Security expert Cem Paya wrote on Twitter after the “Stagefright" became known on 28 July, “Google struck a Faustian-bargain w/carriers: cede control over Android, get market-share against iPhone."

Instead of one version of the update quickly rolling out for devices, there are many minor variations from different phone makers for their phones. This makes it very difficult to distribute security patches quickly. That is the basic difference between Apple and Google. If there is a problem, Apple rolls out the updates as soon as they are ready. Google allowed Android phone makers a lot of liberty over the years with customizations and tweaks to the core operating system, and that is now proving to be the stumbling block.

Smartphone makers are also realizing the folly of the entire thing. Samsung, the world’s largest smartphone maker, is promising a change. “With the recent security issues, we have been rethinking the approach to getting security updates to our devices in a more timely manner. Since software is constantly exploited in new ways, developing a fast response process to deliver security patches to our devices is critical to keep them protected," says Dong Jin Koh, executive vice-president and head of mobile research and development office, IT and mobile communications, Samsung Electronics.

Motorola is also rolling out the updates to patch the “Statefright" bug in phones including the popular Moto E, Moto G and Moto X. However, Motorola’s says, “We will begin delivering software to our carrier partners to test starting 10 August for the phones listed above. Many carriers have unique requirements that result in unique variants of software. As a result, there are over 200 variants of software that we are working to patch, test and deploy to our carrier partners for their testing and approval."

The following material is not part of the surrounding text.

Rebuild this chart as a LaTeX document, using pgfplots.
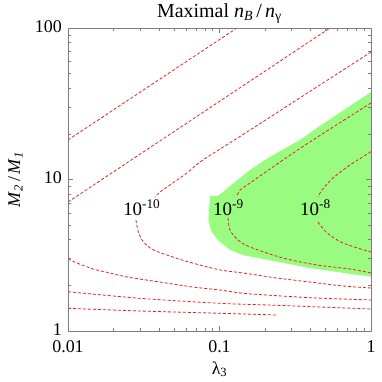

Despite smartphone makers claiming to be changing their ways, Google will still have to ensure it has greater control over the way Android is used by individual smartphone makers. The Android One project was designed exactly to keep phone makers in check by restricting the amount of tweaking they can do on Android. But that hasn’t really caught on yet. Apple’s iOS strategy is often despised for being “closed", but that is exactly what Google will have to adopt if Android security is a priority.